Yes,
it was an exciting day in the annals of catalogue plant porn when the Big Sky Echinaceas came out. Oh, those soft yellows and
oranges, and what a breakthrough for lovers of the stalwart pinky purple Coneflower, who were longing to spice things up in their horticultural bedrooms. Then we brought these
newcomers breathlessly to our gardens and found out very quickly that they
didn’t last. Not here in the north, anyway. Now everybody and
their plant snipping brother is producing new and wilder shades in every
flowering form and configuration possible. Double Deckers, pom poms with
short petals, pom poms with long petals, greens, screaming reds, an
impossible array of tropical looking orange and yellow shades with tropical
sounding names like Tiki Torch, Aloha, Leilani, Pina Colada and Hot papaya, and, of
course, dwarf container sized plants with cutsy names too (just what a
prairie plant was meant for, right?). They have, and so have we all its
seems, become intoxicated with the equatorial fever of our garish new Coneflowers. They would surely look at home in the tropics.
The
problem is not just a matter of their shaggy tropical looks (in fact
the absence of actual cones on many of these so-called Coneflowers), but of the
persistent issue of garden toughness. Even the rugged sounding Cheyenne
Spirit series (available from seed as well as plants) have proven to be weak
growers and better used as annual fillers than reliably hardy garden plants.
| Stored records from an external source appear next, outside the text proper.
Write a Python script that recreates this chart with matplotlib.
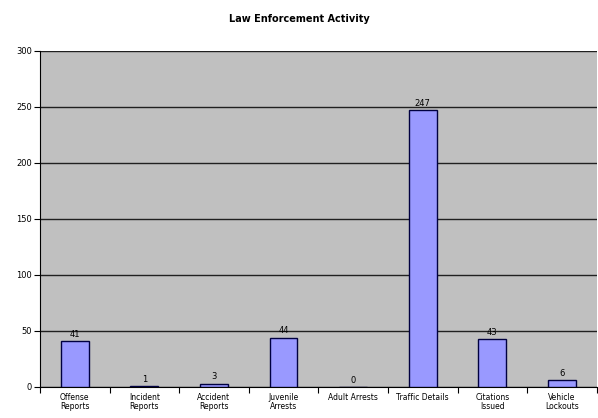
import matplotlib
matplotlib.use("Agg")
import matplotlib.pyplot as plt
import numpy as np

categories = ["Offense\nReports", "Incident\nReports", "Accident\nReports", "Juvenile\nArrests",
              "Adult Arrests", "Traffic Details", "Citations\nIssued", "Vehicle\nLockouts"]
values = [41, 1, 3, 44, 0, 247, 43, 6]
yticks = [0, 50, 100, 150, 200, 250, 300]

fig = plt.figure(figsize=(5.98, 4.18), dpi=100)
fig.patch.set_facecolor("white")
ax = fig.add_axes([0.0669, 0.0742, 0.931, 0.804])
ax.set_facecolor("#C0C0C0")

x = np.arange(len(categories))
ax.bar(x, values, width=0.4, color="#9999FF", edgecolor="#000040", linewidth=1.0, zorder=3)
for xi, v in zip(x, values):
    ax.text(xi, v + 2, str(v), ha="center", va="bottom", fontsize=6, zorder=4)

ax.set_xlim(-0.5, len(categories) - 0.5)
ax.set_ylim(0, 300)
ax.set_yticks(yticks)
ax.set_yticklabels([str(t) for t in yticks], fontsize=6)
ax.yaxis.grid(True, color="#202020", linewidth=1.0, zorder=1)
ax.set_axisbelow(True)

ax.set_xticks(x)
ax.set_xticklabels(categories, fontsize=5.5, linespacing=1.0)
ax.tick_params(axis="x", length=0, pad=4)
ax.set_xticks(np.arange(len(categories) + 1) - 0.5, minor=True)
ax.tick_params(axis="x", which="minor", length=4, width=0.8, direction="out")
ax.tick_params(axis="y", length=4, width=0.8, direction="out", pad=2)

for s in ["top", "right"]:
    ax.spines[s].set_visible(False)
ax.spines["left"].set_color("black")
ax.spines["bottom"].set_color("black")

fig.text(0.5, 0.955, "Law Enforcement Activity", ha="center", va="center", fontsize=7, fontweight="bold")

fig.savefig("out.png", dpi=100)
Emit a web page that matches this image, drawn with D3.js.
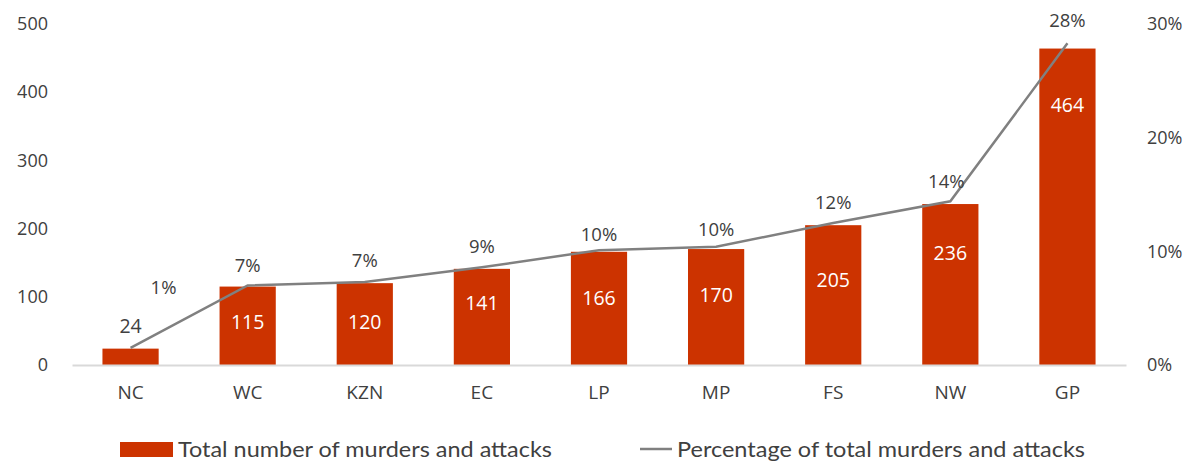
<!DOCTYPE html>
<html><head><meta charset="utf-8">
<script src="https://cdn.jsdelivr.net/npm/d3@7"></script>
<style>
body{margin:0;background:#fff;}
text{font-family:"Open Sans","Noto Sans",sans-serif;fill:#404040;}
</style></head>
<body><svg id="c" width="1193" height="461"></svg>
<script>
const categories = ["NC","WC","KZN","EC","LP","MP","FS","NW","GP"];
const totals = [24,115,120,141,166,170,205,236,464];
const percents = [1.5,7.0,7.3,8.6,10.1,10.4,12.5,14.4,28.3];
const percentLabels = ["1%","7%","7%","9%","10%","10%","12%","14%","28%"];
const leftTicks = [0,100,200,300,400,500];
const rightTicks = [0,10,20,30];
const legendLabels = ["Total number of murders and attacks","Percentage of total murders and attacks"];

// label placement (layout, in left-axis units)
const barLabelAt = [57,63,63,91,98,103,125,164,381];

const svg = d3.select("#c");
const barColor = "#cc3300", lineColor = "#808080", axisColor = "#d9d9d9";
const x = d3.scaleBand().domain(categories).range([72,1126]).paddingInner(0.52).paddingOuter(0.26);
const yL = d3.scaleLinear().domain([0,500]).range([365,24]);
const yR = d3.scaleLinear().domain([0,30]).range([365,24]);

// left axis
const gl = svg.append("g").attr("transform","translate(48,0)")
  .call(d3.axisLeft(yL).tickValues(leftTicks).tickSize(0).tickPadding(0));
gl.select(".domain").remove();
gl.selectAll("text").style("font-size","18px").attr("fill","#404040").attr("text-anchor","end");

// right axis
const gr = svg.append("g").attr("transform","translate(1147,0)")
  .call(d3.axisRight(yR).tickValues(rightTicks).tickSize(0).tickPadding(0).tickFormat(d=>d+"%"));
gr.select(".domain").remove();
gr.selectAll("text").style("font-size","18px").attr("fill","#404040");

// bars
svg.append("g").selectAll("rect").data(totals).join("rect")
  .attr("x",(d,i)=>x(categories[i])).attr("width",x.bandwidth())
  .attr("y",d=>yL(d)).attr("height",d=>yL(0)-yL(d)).attr("fill",barColor);

// x axis
const gx = svg.append("g").attr("transform","translate(0,365)")
  .call(d3.axisBottom(x).tickSize(0).tickPadding(21));
gx.select(".domain").attr("stroke",axisColor).attr("stroke-width",2);
gx.selectAll("text").style("font-size","19px").attr("fill","#404040");

// line
const cx = i => x(categories[i]) + x.bandwidth()/2;
svg.append("path").datum(percents)
  .attr("d", d3.line().x((d,i)=>cx(i)).y(d=>yR(d)))
  .attr("fill","none").attr("stroke",lineColor).attr("stroke-width",2.5);

// bar labels
svg.append("g").selectAll("text").data(totals).join("text")
  .attr("x",(d,i)=>cx(i)).attr("y",(d,i)=>yL(barLabelAt[i]))
  .attr("dy","0.35em").attr("text-anchor","middle").style("font-size","19.5px")
  .style("fill",(d,i)=> i===0 ? "#404040" : "#ffffff")
  .text(d=>d);

// percent labels
const pctDx = [33,0,0,0,0,0,0,-4,0];
const pctDy = [-60,-20,-21,-21,-16,-17,-20,-20,-23];
svg.append("g").selectAll("text").data(percents).join("text")
  .attr("x",(d,i)=>cx(i)+pctDx[i]).attr("y",(d,i)=>yR(d)+pctDy[i])
  .attr("dy","0.35em").attr("text-anchor","middle").style("font-size","18.5px")
  .text((d,i)=>percentLabels[i]);

// legend
const lg = svg.append("g");
lg.append("rect").attr("x",120).attr("y",442).attr("width",53).attr("height",15).attr("fill",barColor);
lg.append("text").attr("x",178).attr("y",457).style("font-size","21px").style("font-family","Lato, sans-serif")
  .attr("textLength",374).attr("lengthAdjust","spacingAndGlyphs").text(legendLabels[0]);
lg.append("line").attr("x1",640).attr("x2",672).attr("y1",449).attr("y2",449).attr("stroke",lineColor).attr("stroke-width",2.5);
lg.append("text").attr("x",677).attr("y",457).style("font-size","21px").style("font-family","Lato, sans-serif")
  .attr("textLength",408).attr("lengthAdjust","spacingAndGlyphs").text(legendLabels[1]);
</script></body></html>
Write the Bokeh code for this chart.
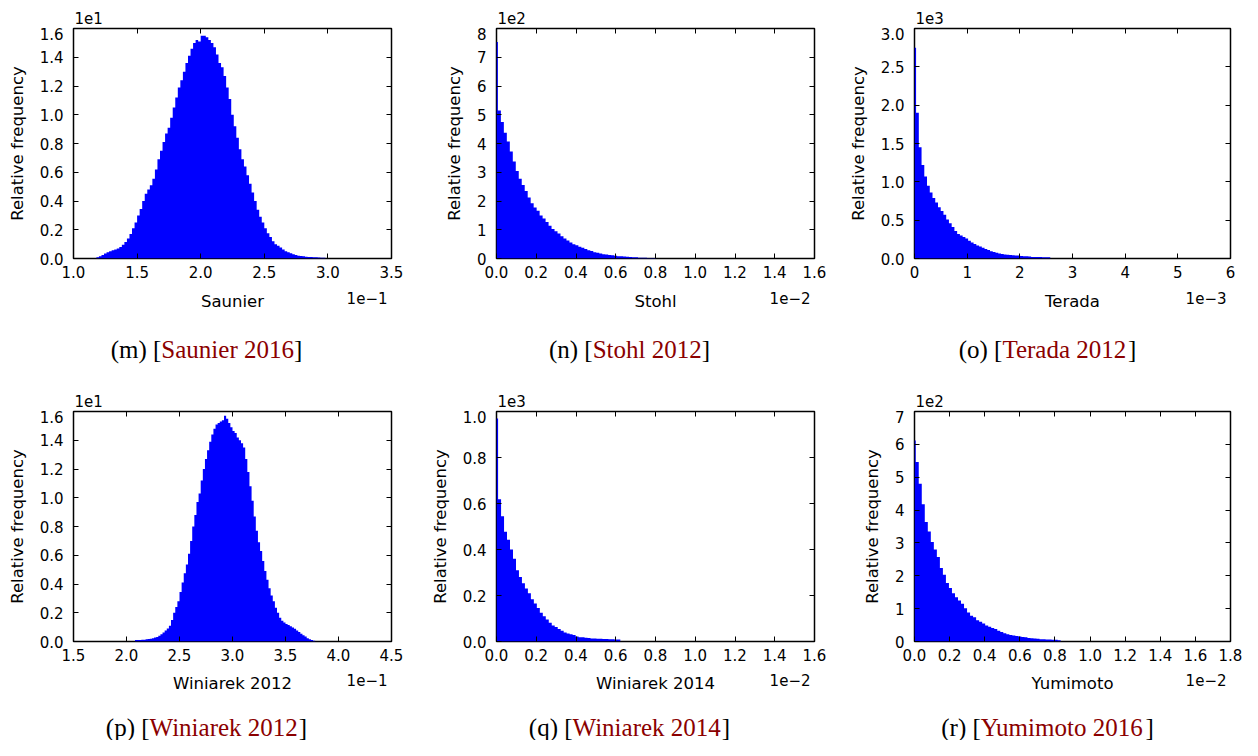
from bokeh.plotting import figure
from bokeh.models import Range1d, FixedTicker, PrintfTickFormatter, LinearAxis, Label
from bokeh.layouts import column, row
from bokeh.embed import file_html
from bokeh.resources import INLINE

# ---------------- data (values in the displayed units; multipliers shown on axes) ----------------
# Saunier: x in 1e-1, relative frequency in 1e1
saunier_start, saunier_first, saunier_bin = 1.18, 0.02, 0.02
saunier_freq = [0.008, 0.016, 0.025, 0.035, 0.043, 0.05, 0.057, 0.063, 0.07, 0.08,
                0.095, 0.115, 0.14, 0.17, 0.21, 0.25, 0.30, 0.345, 0.40, 0.45,
                0.48, 0.51, 0.555, 0.62, 0.69, 0.75, 0.81, 0.87, 0.91, 0.98,
                1.05, 1.12, 1.19, 1.24, 1.30, 1.36, 1.41, 1.46, 1.50, 1.52,
                1.51, 1.55, 1.55, 1.54, 1.52, 1.50, 1.47, 1.42, 1.36, 1.33,
                1.27, 1.19, 1.11, 1.00, 0.92, 0.84, 0.76, 0.69, 0.64, 0.58,
                0.52, 0.46, 0.40, 0.34, 0.29, 0.25, 0.21, 0.175, 0.15, 0.12,
                0.10, 0.088, 0.076, 0.063, 0.051, 0.044, 0.036, 0.029, 0.024, 0.02,
                0.018, 0.016, 0.013, 0.011, 0.010, 0.009, 0.008, 0.007, 0.006, 0.005]

# Stohl: x in 1e-2, relative frequency in 1e2 (first bar is the narrow spike at zero)
stohl_start, stohl_first, stohl_bin = 0.0, 0.007, 0.015
stohl_freq = [7.53, 5.15, 4.75, 4.37, 4.07, 3.72, 3.37, 3.04, 2.77, 2.56, 2.35,
              2.12, 1.92, 1.77, 1.66, 1.50, 1.39, 1.27, 1.14, 1.03, 0.95,
              0.87, 0.77, 0.70, 0.63, 0.56, 0.50, 0.46, 0.41, 0.37, 0.33,
              0.29, 0.26, 0.22, 0.20, 0.17, 0.15, 0.14, 0.12, 0.11, 0.10,
              0.08, 0.08, 0.07, 0.06, 0.05, 0.04, 0.04, 0.03, 0.03, 0.03,
              0.02, 0.02, 0.02]

# Terada: x in 1e-3, relative frequency in 1e3
terada_start, terada_first, terada_bin = 0.0, 0.03, 0.052
terada_freq = [2.75, 1.90, 1.45, 1.22, 1.07, 0.95, 0.86, 0.79, 0.73, 0.67, 0.62,
               0.57, 0.51, 0.46, 0.41, 0.36, 0.32, 0.30, 0.28, 0.26, 0.23,
               0.21, 0.19, 0.17, 0.155, 0.14, 0.125, 0.11, 0.095, 0.085, 0.075,
               0.065, 0.058, 0.052, 0.048, 0.045, 0.042, 0.04, 0.038, 0.034, 0.03,
               0.028, 0.025, 0.02, 0.02, 0.018, 0.018, 0.016, 0.016, 0.015]

# Winiarek 2012: x in 1e-1, relative frequency in 1e1
win12_start, win12_first, win12_bin = 2.08, 0.02, 0.02
win12_freq = [0.01, 0.01, 0.011, 0.012, 0.013, 0.015, 0.017, 0.02, 0.023, 0.027,
              0.032, 0.04, 0.05, 0.062, 0.076, 0.09, 0.11, 0.15, 0.20, 0.24,
              0.28, 0.345, 0.41, 0.475, 0.535, 0.61, 0.70, 0.80, 0.88, 0.97,
              1.03, 1.12, 1.20, 1.27, 1.33, 1.39, 1.44, 1.48, 1.51, 1.52,
              1.53, 1.54, 1.57, 1.55, 1.52, 1.49, 1.465, 1.45, 1.42, 1.40,
              1.38, 1.35, 1.27, 1.18, 1.08, 0.98, 0.87, 0.77, 0.69, 0.63,
              0.56, 0.49, 0.43, 0.37, 0.32, 0.28, 0.235, 0.20, 0.165, 0.145,
              0.132, 0.122, 0.114, 0.106, 0.098, 0.088, 0.077, 0.066, 0.054, 0.043,
              0.034, 0.023, 0.015, 0.01, 0.006]

# Winiarek 2014: x in 1e-2, relative frequency in 1e3
win14_start, win14_first, win14_bin = 0.0, 0.008, 0.015
win14_freq = [0.97, 0.618, 0.545, 0.477, 0.442, 0.40, 0.36, 0.31, 0.28, 0.253, 0.23,
              0.21, 0.184, 0.165, 0.146, 0.125, 0.11, 0.096, 0.082, 0.07, 0.063,
              0.054, 0.047, 0.039, 0.035, 0.031, 0.028, 0.022, 0.019, 0.018, 0.016,
              0.015, 0.013, 0.013, 0.012, 0.012, 0.011, 0.011, 0.010, 0.010, 0.009,
              0.009]

# Yumimoto: x in 1e-2, relative frequency in 1e2
yumi_start, yumi_first, yumi_bin = 0.0, 0.007, 0.0172
yumi_freq = [6.12, 5.46, 4.80, 4.18, 3.64, 3.35, 3.03, 2.80, 2.57, 2.24, 2.03,
             1.78, 1.63, 1.47, 1.35, 1.25, 1.15, 1.01, 0.88, 0.78, 0.74,
             0.65, 0.60, 0.55, 0.49, 0.45, 0.41, 0.38, 0.33, 0.29, 0.25,
             0.22, 0.20, 0.18, 0.17, 0.15, 0.14, 0.13, 0.11, 0.10, 0.09,
             0.08, 0.07, 0.07, 0.06, 0.06, 0.05, 0.05, 0.04]

# axis labels / captions
x_names = ["Saunier", "Stohl", "Terada", "Winiarek 2012", "Winiarek 2014", "Yumimoto"]
cap_letters = ["(m)", "(n)", "(o)", "(p)", "(q)", "(r)"]
cap_refs = ["Saunier 2016", "Stohl 2012", "Terada 2012", "Winiarek 2012", "Winiarek 2014", "Yumimoto 2016"]
x_mult = ["1e\u22121", "1e\u22122", "1e\u22123", "1e\u22121", "1e\u22122", "1e\u22122"]
y_mult = ["1e1", "1e2", "1e3", "1e1", "1e3", "1e2"]
x_ticks = [(1.0, 3.5, 0.5, "%.1f"), (0.0, 1.6, 0.2, "%.1f"), (0, 6, 1, "%d"),
           (1.5, 4.5, 0.5, "%.1f"), (0.0, 1.6, 0.2, "%.1f"), (0.0, 1.8, 0.2, "%.1f")]
y_ticks = [(0.0, 1.6, 0.2, "%.1f"), (0, 8, 1, "%d"), (0.0, 3.0, 0.5, "%.1f"),
           (0.0, 1.6, 0.2, "%.1f"), (0.0, 1.0, 0.2, "%.1f"), (0, 7, 1, "%d")]
hists = [(saunier_start, saunier_first, saunier_bin, saunier_freq),
         (stohl_start, stohl_first, stohl_bin, stohl_freq),
         (terada_start, terada_first, terada_bin, terada_freq),
         (win12_start, win12_first, win12_bin, win12_freq),
         (win14_start, win14_first, win14_bin, win14_freq),
         (yumi_start, yumi_first, yumi_bin, yumi_freq)]

# ---------------- layout / style ----------------
TOTAL_W = 1242
FRAME_H = 230
FRAME_W = [318, 318, 316]
BORDER_L = [73, 76, 76]
BORDER_R = [29, 24, 12]
FRAME_X = [73, 496, 914]          # frame left edges across the page
PLOT_TOP, PLOT_BOTTOM = 1, 26     # borders of the plot figures
STRIP_H = [27, 126, 73]           # text strips: above row 1, between rows, below row 2
SANS = "DejaVu Sans"
SERIF = "Liberation Serif"
TICK_PX = 15
LABEL_PX = 16.5
CAP_PX = 25
CITE_RED = "#8b0000"

TIMES_W = {' ': 250, '(': 333, ')': 333, '[': 333, ']': 333, 'a': 444, 'd': 500, 'e': 444,
           'h': 500, 'i': 278, 'k': 500, 'l': 278, 'm': 778, 'n': 500, 'o': 500, 'p': 500,
           'q': 500, 'r': 333, 't': 278, 'u': 500, 'S': 556, 'T': 611, 'W': 944, 'Y': 722}


def text_w(s, size):
    return sum(TIMES_W.get(c, 500) for c in s) * size / 1000.0


def tick_list(lo, hi, step):
    n = int(round((hi - lo) / step))
    return [round(lo + k * step, 6) for k in range(n + 1)]


def style_axis(ax, ticks, fmt, show_labels=True):
    ax.ticker = FixedTicker(ticks=ticks)
    ax.formatter = PrintfTickFormatter(format=fmt)
    ax.major_tick_in = 5
    ax.major_tick_out = 0
    ax.major_tick_line_color = "black"
    ax.major_tick_line_width = 1
    ax.minor_tick_line_color = None
    ax.axis_line_color = None
    ax.major_label_text_font = SANS
    ax.major_label_text_font_size = "%gpx" % TICK_PX
    if show_labels:
        ax.major_label_text_color = "black"
    else:
        ax.major_label_text_color = None
        ax.major_label_standoff = 0


def make_panel(i):
    col = i % 3
    xlo, xhi, xstep, xfmt = x_ticks[i]
    ylo, yhi, ystep, yfmt = y_ticks[i]
    start, first, binw, freq = hists[i]

    p = figure(frame_width=FRAME_W[col], frame_height=FRAME_H,
               min_border_left=BORDER_L[col], min_border_right=BORDER_R[col],
               min_border_top=PLOT_TOP, min_border_bottom=PLOT_BOTTOM,
               x_range=Range1d(xlo, xhi), y_range=Range1d(ylo, yhi),
               output_backend="svg", toolbar_location=None,
               background_fill_color="white", border_fill_color="white")
    p.grid.visible = False
    p.outline_line_color = "black"
    p.outline_line_width = 1.5
    p.outline_line_alpha = 1.0

    # histogram drawn as one filled step area (bin edges -> heights)
    edges = [start, start + first] + [start + first + binw * k for k in range(1, len(freq))]
    ys = list(freq) + [freq[-1]]
    p.varea_step(x=edges, y1=0, y2=ys, step_mode="after", fill_color="#0000ff", fill_alpha=1.0)

    xt = tick_list(xlo, xhi, xstep)
    yt = tick_list(ylo, yhi, ystep)
    style_axis(p.xaxis[0], xt, xfmt)
    style_axis(p.yaxis[0], yt, yfmt)
    p.xaxis[0].major_label_standoff = 7
    p.yaxis[0].major_label_standoff = 10

    p.yaxis[0].axis_label = "Relative frequency"
    p.yaxis[0].axis_label_text_font = SANS
    p.yaxis[0].axis_label_text_font_size = "%gpx" % LABEL_PX
    p.yaxis[0].axis_label_text_font_style = "normal"
    p.yaxis[0].axis_label_text_color = "black"
    p.yaxis[0].axis_label_standoff = 10

    top_ax = LinearAxis()
    right_ax = LinearAxis()
    style_axis(top_ax, xt, xfmt, show_labels=False)
    style_axis(right_ax, yt, yfmt, show_labels=False)
    p.add_layout(top_ax, "above")
    p.add_layout(right_ax, "right")
    return p


def make_strip(h):
    s = figure(frame_width=TOTAL_W, frame_height=h, min_border=0,
               min_border_left=0, min_border_right=0, min_border_top=0, min_border_bottom=0,
               x_range=Range1d(0, TOTAL_W), y_range=Range1d(0, h),
               x_axis_type=None, y_axis_type=None, title_location=None,
               output_backend="svg", toolbar_location=None,
               background_fill_color="white", border_fill_color="white")
    s.grid.visible = False
    s.outline_line_color = None
    return s


def add_text(s, x, y, text, font, size, color="black", align="left"):
    # y is the wanted baseline (px above the strip bottom); the renderer sits the
    # alphabetic baseline about 0.3 em lower, so lift it by that amount.
    s.add_layout(Label(x=x, y=y + 0.3 * size, x_units="screen", y_units="screen", text=text,
                       text_font=font, text_font_size="%gpx" % size, text_color=color,
                       text_align=align, text_baseline="alphabetic"))


def add_bottom_texts(s, i, y_xlabel, y_mult, y_cap):
    col = i % 3
    fl, fw = FRAME_X[col], FRAME_W[col]
    add_text(s, fl + fw / 2.0, y_xlabel, x_names[i], SANS, LABEL_PX, align="center")
    add_text(s, fl + fw - 4, y_mult, x_mult[i], SANS, TICK_PX, align="right")
    pre, ref, post = cap_letters[i] + " [", cap_refs[i], "]"
    total = text_w(pre, CAP_PX) + text_w(ref, CAP_PX) + text_w(post, CAP_PX)
    xc = fl + 133 - total / 2.0
    for txt, colr in ((pre, "black"), (ref, CITE_RED), (post, "black")):
        add_text(s, xc, y_cap, txt, SERIF, CAP_PX, color=colr)
        xc += text_w(txt, CAP_PX)


def add_top_text(s, i, y):
    col = i % 3
    add_text(s, FRAME_X[col] + 1, y, y_mult[i], SANS, TICK_PX)


panels = [make_panel(i) for i in range(6)]

strip_a = make_strip(STRIP_H[0])
for i in range(3):
    add_top_text(strip_a, i, 5)

strip_c = make_strip(STRIP_H[1])
for i in range(3):
    add_bottom_texts(strip_c, i, 104, 108, 54)
for i in range(3, 6):
    add_top_text(strip_c, i, 5)

strip_e = make_strip(STRIP_H[2])
for i in range(3, 6):
    add_bottom_texts(strip_e, i, 52, 56, 6)

layout = column(strip_a,
                row(*panels[:3], spacing=0),
                strip_c,
                row(*panels[3:], spacing=0),
                strip_e, spacing=0)

open("out.html", "w").write(file_html(layout, INLINE))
They have certainly lost some of their prairie toughness along the way. I
have tried both nursery bought plants and seed grown Cheyenne Spirit, not to
mention the Big Skys. Most disappeared or never developed into full
grown plants, and few have persisted into their 3rd year in the
garden. This year I’m going to be trying out a compact but thankfully not
miniature new orange Coneflower called Adobe Orange. Unlike the Big Sky’s
developed in the Southeastern US, these have been trialed in Michigan and are
rated Zone 4 hardy. We shall see. (Update: We shall not see. Walters Gardens reports crop failure in 2018). The good thing about these (in theory, see above) is
that they maintain an old-fashioned Echinacea look. They have a prominent
cone and some petals that point downward (God forbid we grow anything so
primitive and unstylish in our gardens these days).
Which
brings me to a rant about the series of mop-head coneless Coneflowers that look
like little more than bad dye jobs on top of bad hair days. The ones with
the mops and the long widely spaced petals look like a sad gappy daisy with a
pom pom Zinnia or Mum dropped on top of it. Please just grow Zinnias or
Mums. They still come in a wider range of colors and will probably last
just as long in your garden without fading.
There’s
always an exception. I have seen one very strong group of the Double
Decker Echinaceas returning in a local garden, but then
wouldn’t you know that the very ugliest and earliest purveyor of bad hair is
the only one that seems to survive here. It of course is in the
traditional pink.
The
fact remains, while our nurseries are full of these bold new Coneflowers our
gardens are not, which is one of the best proofs that these plants are little
more than an impulse buying scam designed to part you with your hard earned
money. Plant porn indeed since in real life they are never as good as in the glossy pictures. And have you noticed how many of the oranges fade to an anemic,
grubby pink after about a week. The greens turn pink and the oranges turn
pink and the reds fade like dollar store hummingbird feeders after one season in the sun.
Here’s
an idea. You’d think having taken pink and yellow and white (the original
Echinacea colors) and bred them into such a wide array of bold reds and oranges and so many nuanced pastels,
that they’d be able to get the original pinky/purple Echinacea to a true
purple. That is what I am waiting for. That is the evolution that
would make the most spectacular of coneflowers, because it would
preserve that pleasurable shock of contrast between the pink and
orange that made Echinacea purpurea so irresistible in the first place, but
turn it into a delicious complimentary color combination.
On our present course, we may lose our appreciation for what made the Coneflower so unique--it’s internal color contrast and, increasingly, the cones
themselves for which these plants are known.